----- Dataset content -----
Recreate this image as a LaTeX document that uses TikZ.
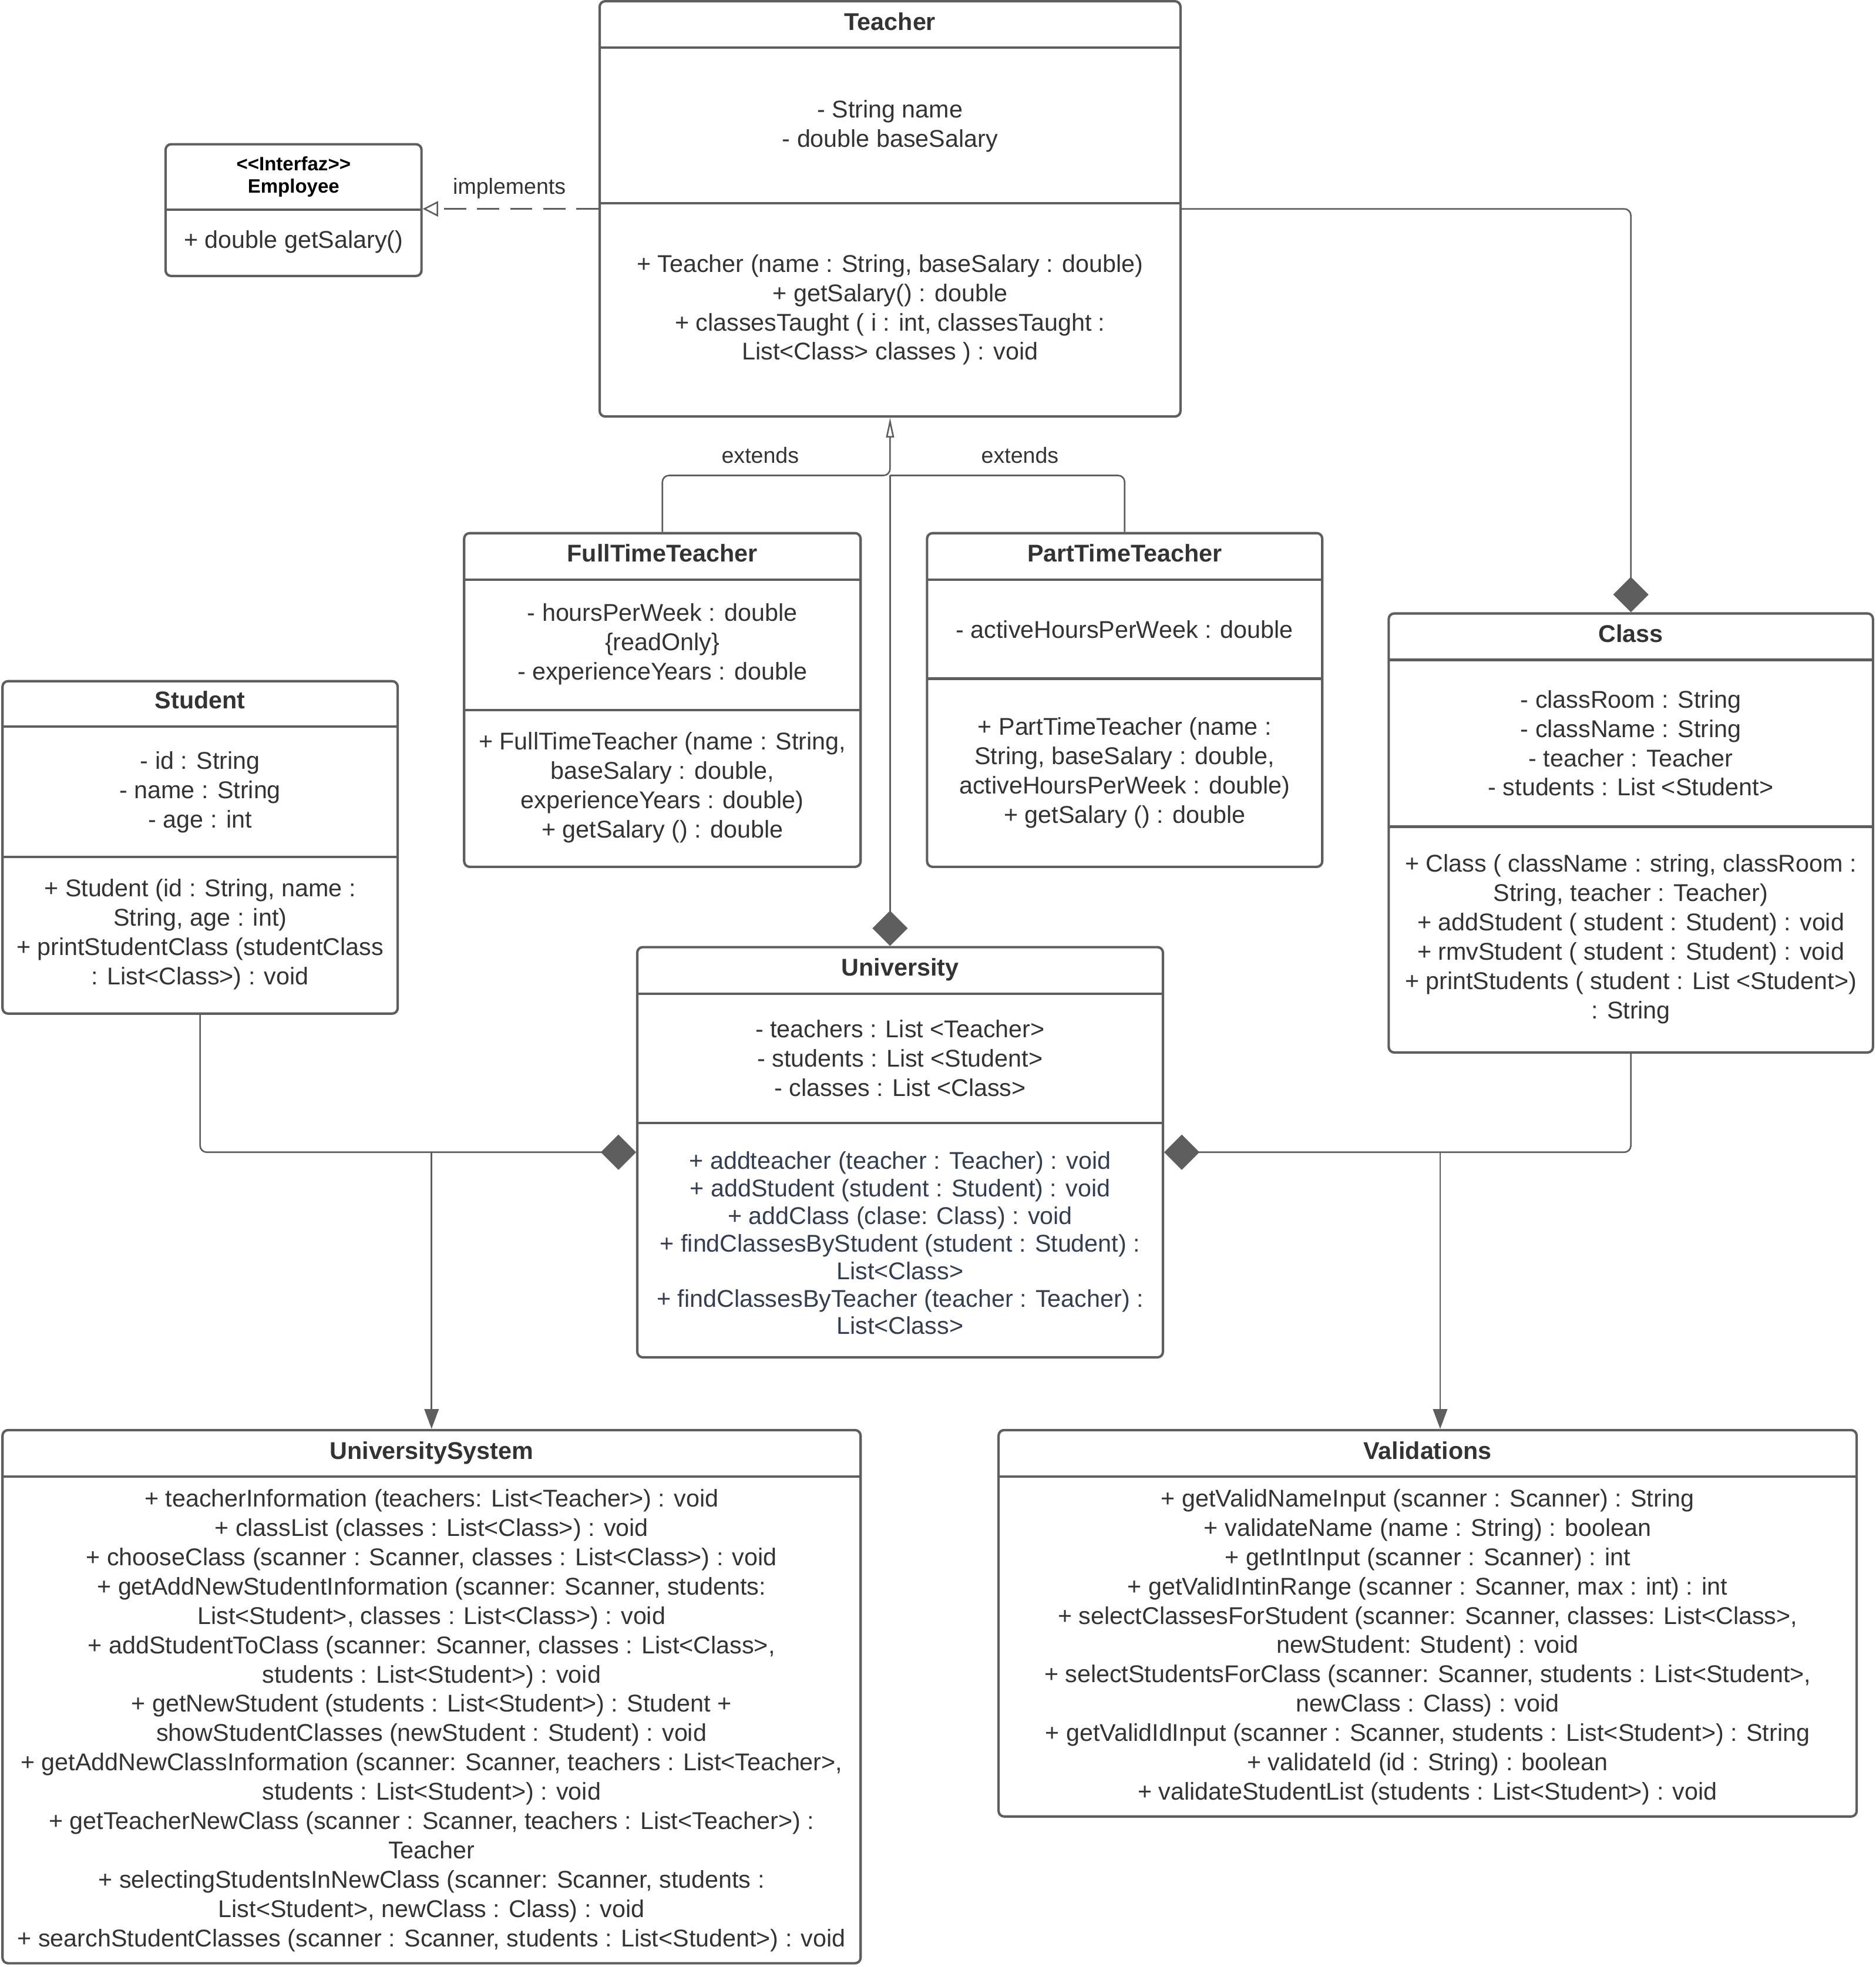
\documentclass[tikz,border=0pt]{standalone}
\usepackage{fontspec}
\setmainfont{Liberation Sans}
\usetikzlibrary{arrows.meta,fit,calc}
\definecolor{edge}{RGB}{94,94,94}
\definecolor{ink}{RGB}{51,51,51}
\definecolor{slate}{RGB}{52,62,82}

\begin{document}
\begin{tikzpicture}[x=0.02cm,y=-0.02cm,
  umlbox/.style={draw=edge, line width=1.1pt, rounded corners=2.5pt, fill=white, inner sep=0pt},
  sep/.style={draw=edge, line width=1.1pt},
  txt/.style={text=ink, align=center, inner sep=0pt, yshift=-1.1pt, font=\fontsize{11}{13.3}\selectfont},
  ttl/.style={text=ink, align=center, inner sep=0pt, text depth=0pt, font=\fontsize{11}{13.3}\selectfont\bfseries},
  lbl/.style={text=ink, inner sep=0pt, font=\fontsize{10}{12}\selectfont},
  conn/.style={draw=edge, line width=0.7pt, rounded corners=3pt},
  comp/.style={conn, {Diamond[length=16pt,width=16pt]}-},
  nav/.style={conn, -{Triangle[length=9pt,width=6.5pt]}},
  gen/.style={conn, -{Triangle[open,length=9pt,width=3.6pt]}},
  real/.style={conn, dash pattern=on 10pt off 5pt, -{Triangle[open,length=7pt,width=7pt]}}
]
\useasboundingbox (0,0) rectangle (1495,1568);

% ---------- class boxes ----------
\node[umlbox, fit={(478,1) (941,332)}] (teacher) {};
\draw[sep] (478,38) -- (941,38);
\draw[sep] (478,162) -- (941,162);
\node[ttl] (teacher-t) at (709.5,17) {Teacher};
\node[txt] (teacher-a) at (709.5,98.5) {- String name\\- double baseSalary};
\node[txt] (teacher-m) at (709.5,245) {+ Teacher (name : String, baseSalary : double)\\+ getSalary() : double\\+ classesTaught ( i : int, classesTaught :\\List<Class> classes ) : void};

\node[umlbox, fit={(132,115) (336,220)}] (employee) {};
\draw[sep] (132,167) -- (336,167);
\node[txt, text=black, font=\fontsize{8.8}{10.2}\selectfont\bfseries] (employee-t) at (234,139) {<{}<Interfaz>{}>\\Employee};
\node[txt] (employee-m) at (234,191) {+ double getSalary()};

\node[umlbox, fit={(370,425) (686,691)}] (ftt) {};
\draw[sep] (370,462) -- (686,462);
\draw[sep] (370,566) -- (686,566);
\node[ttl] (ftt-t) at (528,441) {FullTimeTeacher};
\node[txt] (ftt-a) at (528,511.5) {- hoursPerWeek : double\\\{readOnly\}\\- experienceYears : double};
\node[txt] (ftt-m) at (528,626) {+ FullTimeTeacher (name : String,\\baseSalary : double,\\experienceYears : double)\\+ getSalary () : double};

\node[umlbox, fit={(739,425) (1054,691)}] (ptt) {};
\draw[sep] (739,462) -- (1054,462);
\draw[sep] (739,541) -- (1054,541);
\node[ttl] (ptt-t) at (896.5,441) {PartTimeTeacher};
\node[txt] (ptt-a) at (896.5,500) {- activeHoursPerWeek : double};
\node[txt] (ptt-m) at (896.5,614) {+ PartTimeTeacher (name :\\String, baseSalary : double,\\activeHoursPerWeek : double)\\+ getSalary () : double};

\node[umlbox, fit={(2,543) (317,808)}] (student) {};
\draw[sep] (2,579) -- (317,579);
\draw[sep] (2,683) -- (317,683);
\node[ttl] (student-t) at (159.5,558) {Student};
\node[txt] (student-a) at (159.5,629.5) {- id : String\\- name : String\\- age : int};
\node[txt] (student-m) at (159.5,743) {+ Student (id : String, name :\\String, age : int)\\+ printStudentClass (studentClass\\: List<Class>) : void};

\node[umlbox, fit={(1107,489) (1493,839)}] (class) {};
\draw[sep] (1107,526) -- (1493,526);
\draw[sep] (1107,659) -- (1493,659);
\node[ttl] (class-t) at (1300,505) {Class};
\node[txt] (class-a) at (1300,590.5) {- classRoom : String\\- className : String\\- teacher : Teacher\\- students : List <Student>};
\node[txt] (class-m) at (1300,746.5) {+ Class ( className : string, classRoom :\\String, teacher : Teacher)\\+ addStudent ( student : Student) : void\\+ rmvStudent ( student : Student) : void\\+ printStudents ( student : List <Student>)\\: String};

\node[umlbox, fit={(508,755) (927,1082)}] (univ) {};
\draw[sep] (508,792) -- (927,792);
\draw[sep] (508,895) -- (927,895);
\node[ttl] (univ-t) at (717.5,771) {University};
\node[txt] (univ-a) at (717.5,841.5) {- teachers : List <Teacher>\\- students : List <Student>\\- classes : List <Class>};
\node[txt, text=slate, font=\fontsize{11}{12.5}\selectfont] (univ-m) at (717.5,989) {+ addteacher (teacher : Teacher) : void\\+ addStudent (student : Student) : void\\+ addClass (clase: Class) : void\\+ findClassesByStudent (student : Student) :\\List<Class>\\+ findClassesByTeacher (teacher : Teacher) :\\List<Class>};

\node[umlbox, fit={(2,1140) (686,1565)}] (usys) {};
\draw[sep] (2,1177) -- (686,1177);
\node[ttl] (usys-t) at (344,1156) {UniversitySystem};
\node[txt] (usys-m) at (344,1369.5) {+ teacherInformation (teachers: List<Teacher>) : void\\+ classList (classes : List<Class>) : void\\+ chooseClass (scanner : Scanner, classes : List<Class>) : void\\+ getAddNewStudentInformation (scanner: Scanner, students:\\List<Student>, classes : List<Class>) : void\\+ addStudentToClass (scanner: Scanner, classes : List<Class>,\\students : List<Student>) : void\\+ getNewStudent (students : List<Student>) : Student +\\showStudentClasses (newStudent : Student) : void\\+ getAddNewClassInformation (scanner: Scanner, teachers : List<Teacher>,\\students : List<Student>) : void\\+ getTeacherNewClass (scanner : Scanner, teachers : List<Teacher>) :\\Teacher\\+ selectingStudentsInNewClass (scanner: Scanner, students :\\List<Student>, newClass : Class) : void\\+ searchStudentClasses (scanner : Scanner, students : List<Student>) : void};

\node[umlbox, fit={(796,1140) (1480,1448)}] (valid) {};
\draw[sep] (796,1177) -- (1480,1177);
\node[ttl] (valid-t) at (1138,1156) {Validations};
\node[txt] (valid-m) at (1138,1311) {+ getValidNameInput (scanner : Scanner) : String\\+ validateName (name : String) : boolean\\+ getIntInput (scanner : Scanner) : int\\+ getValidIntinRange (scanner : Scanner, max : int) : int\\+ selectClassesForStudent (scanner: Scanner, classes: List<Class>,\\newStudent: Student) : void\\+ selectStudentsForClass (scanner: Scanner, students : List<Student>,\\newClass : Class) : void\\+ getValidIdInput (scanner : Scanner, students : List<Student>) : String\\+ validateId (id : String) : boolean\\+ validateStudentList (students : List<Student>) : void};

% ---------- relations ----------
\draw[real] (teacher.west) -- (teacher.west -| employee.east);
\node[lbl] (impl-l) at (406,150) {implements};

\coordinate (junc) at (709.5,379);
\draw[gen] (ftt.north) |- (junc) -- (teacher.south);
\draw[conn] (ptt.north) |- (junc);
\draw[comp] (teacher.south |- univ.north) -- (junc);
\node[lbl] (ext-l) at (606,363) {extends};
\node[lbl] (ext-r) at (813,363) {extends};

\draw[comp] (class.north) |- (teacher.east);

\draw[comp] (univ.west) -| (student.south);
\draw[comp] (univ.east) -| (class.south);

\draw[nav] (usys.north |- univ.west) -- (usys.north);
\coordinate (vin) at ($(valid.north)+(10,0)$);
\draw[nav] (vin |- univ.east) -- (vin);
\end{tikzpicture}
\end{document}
-----
With the pictures left out, restate word for word every line of the data above, from the first down to the line that contains "(employee-m) at (234,191)".

Solution for this task:
Recreate this image as a LaTeX document that uses TikZ.
\documentclass[tikz,border=0pt]{standalone}
\usepackage{fontspec}
\setmainfont{Liberation Sans}
\usetikzlibrary{arrows.meta,fit,calc}
\definecolor{edge}{RGB}{94,94,94}
\definecolor{ink}{RGB}{51,51,51}
\definecolor{slate}{RGB}{52,62,82}

\begin{document}
\begin{tikzpicture}[x=0.02cm,y=-0.02cm,
  umlbox/.style={draw=edge, line width=1.1pt, rounded corners=2.5pt, fill=white, inner sep=0pt},
  sep/.style={draw=edge, line width=1.1pt},
  txt/.style={text=ink, align=center, inner sep=0pt, yshift=-1.1pt, font=\fontsize{11}{13.3}\selectfont},
  ttl/.style={text=ink, align=center, inner sep=0pt, text depth=0pt, font=\fontsize{11}{13.3}\selectfont\bfseries},
  lbl/.style={text=ink, inner sep=0pt, font=\fontsize{10}{12}\selectfont},
  conn/.style={draw=edge, line width=0.7pt, rounded corners=3pt},
  comp/.style={conn, {Diamond[length=16pt,width=16pt]}-},
  nav/.style={conn, -{Triangle[length=9pt,width=6.5pt]}},
  gen/.style={conn, -{Triangle[open,length=9pt,width=3.6pt]}},
  real/.style={conn, dash pattern=on 10pt off 5pt, -{Triangle[open,length=7pt,width=7pt]}}
]
\useasboundingbox (0,0) rectangle (1495,1568);

% ---------- class boxes ----------
\node[umlbox, fit={(478,1) (941,332)}] (teacher) {};
\draw[sep] (478,38) -- (941,38);
\draw[sep] (478,162) -- (941,162);
\node[ttl] (teacher-t) at (709.5,17) {Teacher};
\node[txt] (teacher-a) at (709.5,98.5) {- String name\\- double baseSalary};
\node[txt] (teacher-m) at (709.5,245) {+ Teacher (name : String, baseSalary : double)\\+ getSalary() : double\\+ classesTaught ( i : int, classesTaught :\\List<Class> classes ) : void};

\node[umlbox, fit={(132,115) (336,220)}] (employee) {};
\draw[sep] (132,167) -- (336,167);
\node[txt, text=black, font=\fontsize{8.8}{10.2}\selectfont\bfseries] (employee-t) at (234,139) {<{}<Interfaz>{}>\\Employee};
\node[txt] (employee-m) at (234,191) {+ double getSalary()};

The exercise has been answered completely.